● **Data segment**
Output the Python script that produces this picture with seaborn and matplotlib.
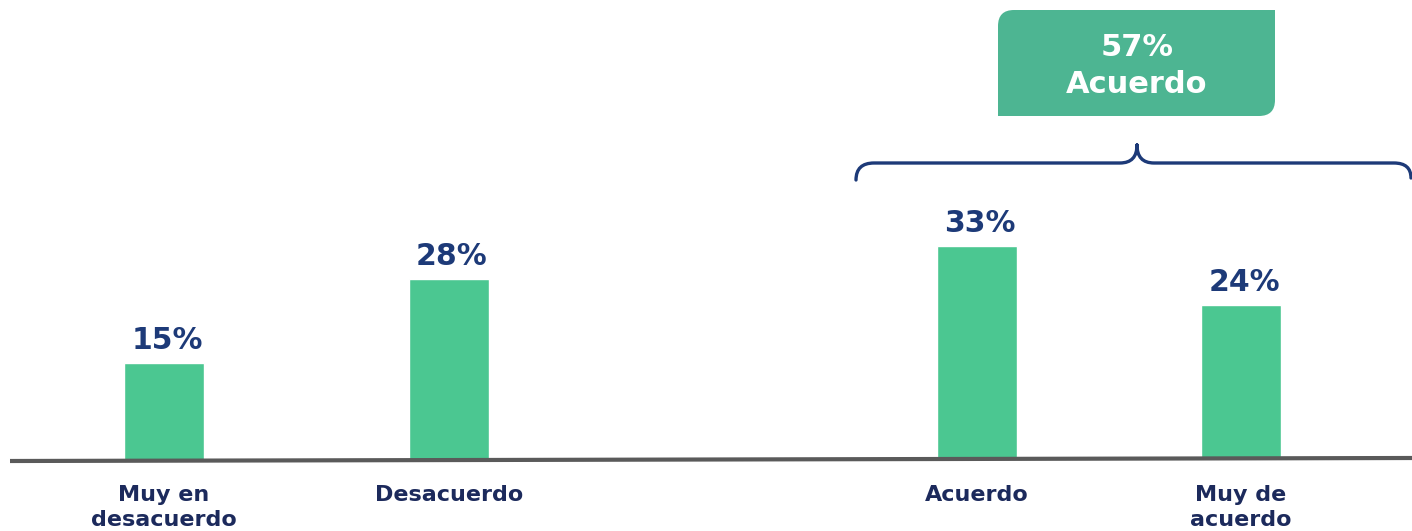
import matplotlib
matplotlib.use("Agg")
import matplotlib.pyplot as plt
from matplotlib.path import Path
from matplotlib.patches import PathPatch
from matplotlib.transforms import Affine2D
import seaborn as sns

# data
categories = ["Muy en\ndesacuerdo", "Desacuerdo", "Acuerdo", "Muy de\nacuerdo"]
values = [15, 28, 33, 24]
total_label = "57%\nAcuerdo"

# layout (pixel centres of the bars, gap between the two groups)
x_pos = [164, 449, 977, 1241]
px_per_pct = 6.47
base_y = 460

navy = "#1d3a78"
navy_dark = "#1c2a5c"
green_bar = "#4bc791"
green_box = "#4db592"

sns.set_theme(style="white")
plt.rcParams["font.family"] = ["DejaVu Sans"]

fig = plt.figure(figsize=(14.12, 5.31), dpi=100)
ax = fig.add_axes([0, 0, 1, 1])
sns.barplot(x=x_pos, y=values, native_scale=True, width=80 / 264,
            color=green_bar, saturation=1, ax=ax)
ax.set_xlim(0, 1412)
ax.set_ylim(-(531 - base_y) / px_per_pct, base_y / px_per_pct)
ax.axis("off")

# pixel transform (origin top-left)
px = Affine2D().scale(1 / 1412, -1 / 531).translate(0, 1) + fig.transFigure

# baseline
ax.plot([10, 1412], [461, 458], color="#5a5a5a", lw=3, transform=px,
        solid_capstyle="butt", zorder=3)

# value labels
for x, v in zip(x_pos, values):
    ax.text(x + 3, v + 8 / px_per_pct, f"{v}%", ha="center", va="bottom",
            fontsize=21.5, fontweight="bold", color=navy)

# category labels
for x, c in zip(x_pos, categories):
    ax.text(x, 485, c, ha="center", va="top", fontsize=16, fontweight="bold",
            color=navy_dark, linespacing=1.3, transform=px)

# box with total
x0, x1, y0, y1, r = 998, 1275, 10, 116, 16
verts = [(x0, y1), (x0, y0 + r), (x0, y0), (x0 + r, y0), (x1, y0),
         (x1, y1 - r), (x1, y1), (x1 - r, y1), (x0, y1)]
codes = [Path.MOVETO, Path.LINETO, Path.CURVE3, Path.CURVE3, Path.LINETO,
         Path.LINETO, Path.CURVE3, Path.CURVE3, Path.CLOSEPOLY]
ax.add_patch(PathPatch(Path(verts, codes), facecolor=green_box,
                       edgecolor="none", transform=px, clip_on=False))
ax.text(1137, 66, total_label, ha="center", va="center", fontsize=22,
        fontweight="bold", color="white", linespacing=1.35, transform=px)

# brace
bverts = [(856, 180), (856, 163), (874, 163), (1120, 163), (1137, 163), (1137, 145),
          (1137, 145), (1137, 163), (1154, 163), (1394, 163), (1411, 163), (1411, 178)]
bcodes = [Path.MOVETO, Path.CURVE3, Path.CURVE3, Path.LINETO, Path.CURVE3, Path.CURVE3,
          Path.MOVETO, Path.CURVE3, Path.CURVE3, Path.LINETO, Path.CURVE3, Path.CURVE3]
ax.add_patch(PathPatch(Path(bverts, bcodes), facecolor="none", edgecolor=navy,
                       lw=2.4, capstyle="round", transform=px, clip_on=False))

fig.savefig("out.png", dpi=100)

● **What you should do**
Repeat the data exactly, excluding the pictures.

● **Final result**
Output the Python script that produces this picture with seaborn and matplotlib.
import matplotlib
matplotlib.use("Agg")
import matplotlib.pyplot as plt
from matplotlib.path import Path
from matplotlib.patches import PathPatch
from matplotlib.transforms import Affine2D
import seaborn as sns

# data
categories = ["Muy en\ndesacuerdo", "Desacuerdo", "Acuerdo", "Muy de\nacuerdo"]
values = [15, 28, 33, 24]
total_label = "57%\nAcuerdo"

# layout (pixel centres of the bars, gap between the two groups)
x_pos = [164, 449, 977, 1241]
px_per_pct = 6.47
base_y = 460

navy = "#1d3a78"
navy_dark = "#1c2a5c"
green_bar = "#4bc791"
green_box = "#4db592"

sns.set_theme(style="white")
plt.rcParams["font.family"] = ["DejaVu Sans"]

fig = plt.figure(figsize=(14.12, 5.31), dpi=100)
ax = fig.add_axes([0, 0, 1, 1])
sns.barplot(x=x_pos, y=values, native_scale=True, width=80 / 264,
            color=green_bar, saturation=1, ax=ax)
ax.set_xlim(0, 1412)
ax.set_ylim(-(531 - base_y) / px_per_pct, base_y / px_per_pct)
ax.axis("off")

# pixel transform (origin top-left)
px = Affine2D().scale(1 / 1412, -1 / 531).translate(0, 1) + fig.transFigure

# baseline
ax.plot([10, 1412], [461, 458], color="#5a5a5a", lw=3, transform=px,
        solid_capstyle="butt", zorder=3)

# value labels
for x, v in zip(x_pos, values):
    ax.text(x + 3, v + 8 / px_per_pct, f"{v}%", ha="center", va="bottom",
            fontsize=21.5, fontweight="bold", color=navy)

# category labels
for x, c in zip(x_pos, categories):
    ax.text(x, 485, c, ha="center", va="top", fontsize=16, fontweight="bold",
            color=navy_dark, linespacing=1.3, transform=px)

# box with total
x0, x1, y0, y1, r = 998, 1275, 10, 116, 16
verts = [(x0, y1), (x0, y0 + r), (x0, y0), (x0 + r, y0), (x1, y0),
         (x1, y1 - r), (x1, y1), (x1 - r, y1), (x0, y1)]
codes = [Path.MOVETO, Path.LINETO, Path.CURVE3, Path.CURVE3, Path.LINETO,
         Path.LINETO, Path.CURVE3, Path.CURVE3, Path.CLOSEPOLY]
ax.add_patch(PathPatch(Path(verts, codes), facecolor=green_box,
                       edgecolor="none", transform=px, clip_on=False))
ax.text(1137, 66, total_label, ha="center", va="center", fontsize=22,
        fontweight="bold", color="white", linespacing=1.35, transform=px)

# brace
bverts = [(856, 180), (856, 163), (874, 163), (1120, 163), (1137, 163), (1137, 145),
          (1137, 145), (1137, 163), (1154, 163), (1394, 163), (1411, 163), (1411, 178)]
bcodes = [Path.MOVETO, Path.CURVE3, Path.CURVE3, Path.LINETO, Path.CURVE3, Path.CURVE3,
          Path.MOVETO, Path.CURVE3, Path.CURVE3, Path.LINETO, Path.CURVE3, Path.CURVE3]
ax.add_patch(PathPatch(Path(bverts, bcodes), facecolor="none", edgecolor=navy,
                       lw=2.4, capstyle="round", transform=px, clip_on=False))

fig.savefig("out.png", dpi=100)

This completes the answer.